A C++ project that deploys a CDN network for a Wikipedia clone. Makes one DNS server instance and a number of HTTP servers based on a internal file. Scamper is used on all servers to measure ping to clients. No third party libraries are used in this project.
For project submission all files should already be built. If there is a problem or you would like to rebuild the project based on new servers use the following command
./buildCDN -p <port> -o <origin> -n <name> -u <username> -i <keyfile>
./deployCDN -p <port> -o <origin> -n <name> -u <username> -i <keyfile>
./runCDN -p <port> -o <origin> -n <name> -u <username> -i <keyfile>
./runCDN -p <port> -o <origin> -n <name> -u <username> -i <keyfile>
The list of servers is found in DNS/servers.txt
The ranked page views for caching are found in pageviews.csv
For active measurement of latency for each server to the client the measurement tool scamper us used. A host instance is created on the DNS server using sc_remoted
and creates a TCP server. A instance of scamper
is run on each HTTP server that connects to the DNS server and waits for commands. When a new client queries to DNS server it is added to a file called connectedClients
. Every 15 seconds the DNS server invokes the sc_attach
command using the UNIX socket for each HTTP server. The results are then returned on a pipe created when sc_attach
is executed.
The DNS server loads in a list of HTTP servers it can direct traffic to. Then a CSV containing geo-location data based on IPv4 ranges. Using this list the location of each server is added to the HTTP servers. Epoll is used to efficiently wait for a socket to be read from. When a UDP message is received it is parsed as DNS message. If the request is for the given <name>
a DNS response is crafted. If this is the first query from a client, the location of the client is looked up with a binary search of location data. This is returned to the client with a short TTL. The short TTL allows for a scamper measurement to give connection information to the client. If the latency from a server is lower then the currently preferred server the preferred server is replaced and the TTL is reset. If a measurement from the preferred server is read, it is assumed that no other server was better and the TTL is doubled.
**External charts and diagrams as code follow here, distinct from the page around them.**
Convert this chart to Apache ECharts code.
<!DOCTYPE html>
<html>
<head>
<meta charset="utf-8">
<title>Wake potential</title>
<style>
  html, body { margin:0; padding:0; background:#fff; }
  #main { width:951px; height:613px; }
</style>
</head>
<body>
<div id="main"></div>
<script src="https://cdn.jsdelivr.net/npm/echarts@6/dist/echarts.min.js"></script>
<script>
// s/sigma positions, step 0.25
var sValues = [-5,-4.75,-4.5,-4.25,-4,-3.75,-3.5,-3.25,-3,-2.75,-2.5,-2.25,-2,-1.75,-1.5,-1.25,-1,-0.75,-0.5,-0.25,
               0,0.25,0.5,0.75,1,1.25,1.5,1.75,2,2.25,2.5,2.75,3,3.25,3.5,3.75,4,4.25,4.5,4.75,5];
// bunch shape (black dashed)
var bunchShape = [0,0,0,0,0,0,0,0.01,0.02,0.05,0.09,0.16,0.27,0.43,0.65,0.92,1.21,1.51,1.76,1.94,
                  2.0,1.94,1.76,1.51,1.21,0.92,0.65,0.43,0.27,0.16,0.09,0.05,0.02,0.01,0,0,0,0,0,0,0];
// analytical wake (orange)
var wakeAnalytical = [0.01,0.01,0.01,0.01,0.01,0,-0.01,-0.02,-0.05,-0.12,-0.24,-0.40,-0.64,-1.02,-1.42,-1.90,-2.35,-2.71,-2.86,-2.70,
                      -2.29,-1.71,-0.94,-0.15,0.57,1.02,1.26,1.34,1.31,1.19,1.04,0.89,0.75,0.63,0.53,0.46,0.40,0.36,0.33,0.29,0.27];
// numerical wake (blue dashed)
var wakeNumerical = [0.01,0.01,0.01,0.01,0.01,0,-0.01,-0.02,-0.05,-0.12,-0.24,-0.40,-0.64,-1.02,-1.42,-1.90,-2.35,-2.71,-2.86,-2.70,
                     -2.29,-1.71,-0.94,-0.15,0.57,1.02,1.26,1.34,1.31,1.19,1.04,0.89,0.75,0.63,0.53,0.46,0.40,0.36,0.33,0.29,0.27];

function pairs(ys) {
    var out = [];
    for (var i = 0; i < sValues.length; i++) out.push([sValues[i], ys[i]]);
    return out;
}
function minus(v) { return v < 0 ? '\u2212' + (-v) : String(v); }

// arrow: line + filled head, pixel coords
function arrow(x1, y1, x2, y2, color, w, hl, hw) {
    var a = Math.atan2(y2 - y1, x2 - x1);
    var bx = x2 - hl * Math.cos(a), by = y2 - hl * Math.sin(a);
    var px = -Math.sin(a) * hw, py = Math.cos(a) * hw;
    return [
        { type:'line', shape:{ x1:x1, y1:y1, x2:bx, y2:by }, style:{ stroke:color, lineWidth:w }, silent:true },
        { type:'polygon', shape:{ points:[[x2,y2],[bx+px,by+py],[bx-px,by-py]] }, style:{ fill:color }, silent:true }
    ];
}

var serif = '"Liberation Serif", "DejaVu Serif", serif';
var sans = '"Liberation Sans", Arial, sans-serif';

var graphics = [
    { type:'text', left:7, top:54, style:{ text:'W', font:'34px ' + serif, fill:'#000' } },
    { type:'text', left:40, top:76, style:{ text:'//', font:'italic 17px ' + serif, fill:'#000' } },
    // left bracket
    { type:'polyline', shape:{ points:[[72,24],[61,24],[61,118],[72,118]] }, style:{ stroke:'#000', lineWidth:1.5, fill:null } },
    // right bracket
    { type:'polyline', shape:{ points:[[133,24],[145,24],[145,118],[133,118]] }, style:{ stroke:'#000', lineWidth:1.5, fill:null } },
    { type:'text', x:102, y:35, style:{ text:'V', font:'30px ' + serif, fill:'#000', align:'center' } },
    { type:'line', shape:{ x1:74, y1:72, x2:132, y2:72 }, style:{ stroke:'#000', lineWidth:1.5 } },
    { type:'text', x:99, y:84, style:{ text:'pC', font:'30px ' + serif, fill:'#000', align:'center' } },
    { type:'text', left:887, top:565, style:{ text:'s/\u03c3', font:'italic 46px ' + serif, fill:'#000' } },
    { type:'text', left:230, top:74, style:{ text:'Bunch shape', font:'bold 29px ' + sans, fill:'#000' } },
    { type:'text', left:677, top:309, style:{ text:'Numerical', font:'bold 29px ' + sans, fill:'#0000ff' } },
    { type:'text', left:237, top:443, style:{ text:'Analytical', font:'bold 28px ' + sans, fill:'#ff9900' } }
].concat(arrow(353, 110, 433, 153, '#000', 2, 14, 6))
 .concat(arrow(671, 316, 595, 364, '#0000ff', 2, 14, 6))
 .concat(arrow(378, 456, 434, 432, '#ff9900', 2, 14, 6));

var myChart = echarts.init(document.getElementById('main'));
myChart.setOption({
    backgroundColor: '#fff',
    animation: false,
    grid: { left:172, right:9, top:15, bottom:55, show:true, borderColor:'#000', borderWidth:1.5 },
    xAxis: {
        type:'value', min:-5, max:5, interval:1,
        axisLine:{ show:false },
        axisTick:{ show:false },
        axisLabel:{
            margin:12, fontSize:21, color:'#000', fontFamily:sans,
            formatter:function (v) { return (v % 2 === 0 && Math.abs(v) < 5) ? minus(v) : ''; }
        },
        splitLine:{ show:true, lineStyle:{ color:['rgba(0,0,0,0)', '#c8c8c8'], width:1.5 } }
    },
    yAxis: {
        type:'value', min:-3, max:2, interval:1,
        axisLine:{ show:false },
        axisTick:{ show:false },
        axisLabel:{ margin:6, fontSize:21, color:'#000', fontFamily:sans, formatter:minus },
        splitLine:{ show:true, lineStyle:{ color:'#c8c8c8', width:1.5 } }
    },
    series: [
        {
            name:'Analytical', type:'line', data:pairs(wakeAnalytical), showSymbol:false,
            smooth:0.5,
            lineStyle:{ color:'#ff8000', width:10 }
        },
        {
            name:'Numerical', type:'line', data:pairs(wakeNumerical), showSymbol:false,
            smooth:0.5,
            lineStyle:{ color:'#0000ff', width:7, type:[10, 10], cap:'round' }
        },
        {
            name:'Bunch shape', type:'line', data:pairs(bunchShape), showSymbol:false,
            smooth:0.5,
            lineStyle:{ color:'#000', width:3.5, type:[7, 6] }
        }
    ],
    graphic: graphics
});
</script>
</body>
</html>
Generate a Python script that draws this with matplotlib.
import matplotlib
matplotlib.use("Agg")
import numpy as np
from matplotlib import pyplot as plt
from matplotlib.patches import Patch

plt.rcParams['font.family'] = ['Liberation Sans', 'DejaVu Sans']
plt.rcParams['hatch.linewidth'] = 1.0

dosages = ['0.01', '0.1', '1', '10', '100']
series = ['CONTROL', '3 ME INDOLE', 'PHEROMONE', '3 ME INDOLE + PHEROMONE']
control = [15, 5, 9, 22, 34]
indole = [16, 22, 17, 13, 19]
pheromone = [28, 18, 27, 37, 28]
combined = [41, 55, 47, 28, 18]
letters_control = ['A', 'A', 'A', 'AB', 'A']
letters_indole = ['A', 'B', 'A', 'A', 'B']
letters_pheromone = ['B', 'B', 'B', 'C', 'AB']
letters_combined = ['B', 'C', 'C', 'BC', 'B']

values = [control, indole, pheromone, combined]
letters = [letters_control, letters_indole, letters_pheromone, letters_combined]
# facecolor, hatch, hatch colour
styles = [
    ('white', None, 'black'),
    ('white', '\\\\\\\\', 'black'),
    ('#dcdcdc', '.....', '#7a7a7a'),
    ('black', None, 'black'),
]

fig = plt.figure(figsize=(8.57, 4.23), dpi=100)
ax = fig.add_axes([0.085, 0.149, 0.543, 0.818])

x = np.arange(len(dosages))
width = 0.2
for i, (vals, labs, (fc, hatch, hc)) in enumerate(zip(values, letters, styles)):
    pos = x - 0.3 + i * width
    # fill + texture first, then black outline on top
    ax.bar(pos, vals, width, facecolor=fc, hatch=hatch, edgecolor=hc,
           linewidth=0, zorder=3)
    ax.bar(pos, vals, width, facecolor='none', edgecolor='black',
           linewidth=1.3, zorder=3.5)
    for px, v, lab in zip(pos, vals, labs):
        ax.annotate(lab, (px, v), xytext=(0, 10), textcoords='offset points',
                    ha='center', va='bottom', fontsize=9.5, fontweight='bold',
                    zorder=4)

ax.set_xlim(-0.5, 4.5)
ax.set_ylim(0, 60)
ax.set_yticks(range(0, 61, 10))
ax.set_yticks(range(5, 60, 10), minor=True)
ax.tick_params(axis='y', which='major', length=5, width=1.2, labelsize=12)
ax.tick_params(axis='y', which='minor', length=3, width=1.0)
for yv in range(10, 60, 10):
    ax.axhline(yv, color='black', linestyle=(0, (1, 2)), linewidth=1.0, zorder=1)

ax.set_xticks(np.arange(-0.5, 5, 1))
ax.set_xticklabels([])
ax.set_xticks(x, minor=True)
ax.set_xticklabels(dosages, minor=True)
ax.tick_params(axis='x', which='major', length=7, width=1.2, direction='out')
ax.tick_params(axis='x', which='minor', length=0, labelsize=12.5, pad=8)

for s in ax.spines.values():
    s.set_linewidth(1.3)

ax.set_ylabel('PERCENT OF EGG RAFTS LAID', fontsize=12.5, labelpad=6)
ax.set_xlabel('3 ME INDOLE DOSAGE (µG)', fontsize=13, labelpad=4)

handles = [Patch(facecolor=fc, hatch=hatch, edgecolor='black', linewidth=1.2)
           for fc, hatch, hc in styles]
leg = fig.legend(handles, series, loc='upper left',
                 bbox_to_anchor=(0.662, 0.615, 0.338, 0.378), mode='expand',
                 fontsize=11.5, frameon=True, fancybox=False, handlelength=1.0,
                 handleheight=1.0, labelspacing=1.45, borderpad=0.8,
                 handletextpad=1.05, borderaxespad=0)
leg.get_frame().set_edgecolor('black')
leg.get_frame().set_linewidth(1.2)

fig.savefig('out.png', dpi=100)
The HTTP servers also use epoll but this is to handle requests from multiple hosts concurrently. When a request it received the path is checked against the files in the folder cache
. If the path is not found then a request is sent to the origin which is forwarded to the client. For the cache only file caching is used. No ram caching is used on the HTTP servers so the memory usage should be well below 20MB. There is a bug when deployed where pages requested from the origin fail to send the whole message.